The author, who was introduced to the literary world by writer Raymond Queneau at school, beat Ngugi wa Thiong'o, Haruki Murakami, Svetlana Alexievich and Philip Roth, who were the bookies' favourites to take the prestigious prize.
Peter Englund, permanent secretary of the Swedish Academy, said: "Modiano is a French author who was born in France [in] 1945, he has written some 30 different books, mainly novels, but also a number of childrens' books, movie scripts, but is mainly known for his novels. which are very very specific.
"They are small books, 130, 150 pages, which are always variations of the same theme - memory, loss, identity, seeking. Those are his important themes: memory, identity, and time. He is a well known name in France but pretty well not anywhere else.

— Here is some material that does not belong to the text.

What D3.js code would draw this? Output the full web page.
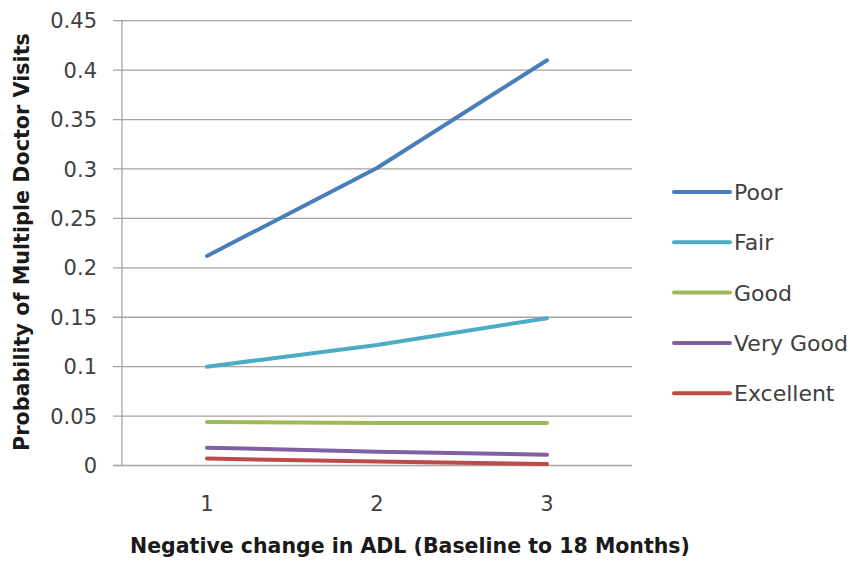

"He has been translated into Swedish. More into Swedish than English, but well known and read in France."
A statistic released before the announcement by the Nobel teams revealed the prize has previously been won by 76 prose writers, 33 poets, 14 drama writers, three philosophy/essay writers and two historians.
This sparked rumours that the 2014 prize could be claimed by Ngugi, the 76-year-old Kenyan playwright, or Irvine, professor of English at the University of California.
Modiano published his first novel, La Place de l'Étoile, in 1968, after reading the manuscript to Queneau.
In 1973 he co-wrote the screenplay of Lacombe Lucien, directed by Louis Malle, which tells the story of a boy in the French Gestapo during the German occupation of France in World War II.
Other notable works of literature include Rue des Boutiques Obscures (Missing Person), his 1996 novel Du Plus Loin de l'Oubli (Out Of The Dark) and Dora Bruder, published in 1997.
Englund added: "I can recommend Missing Person. He is very fnd of the detective genre and he plays with it. It is a story about a detective who has lost his memory and his final case is finding out who he really is, he is tracing his own steps through history to find out who he is."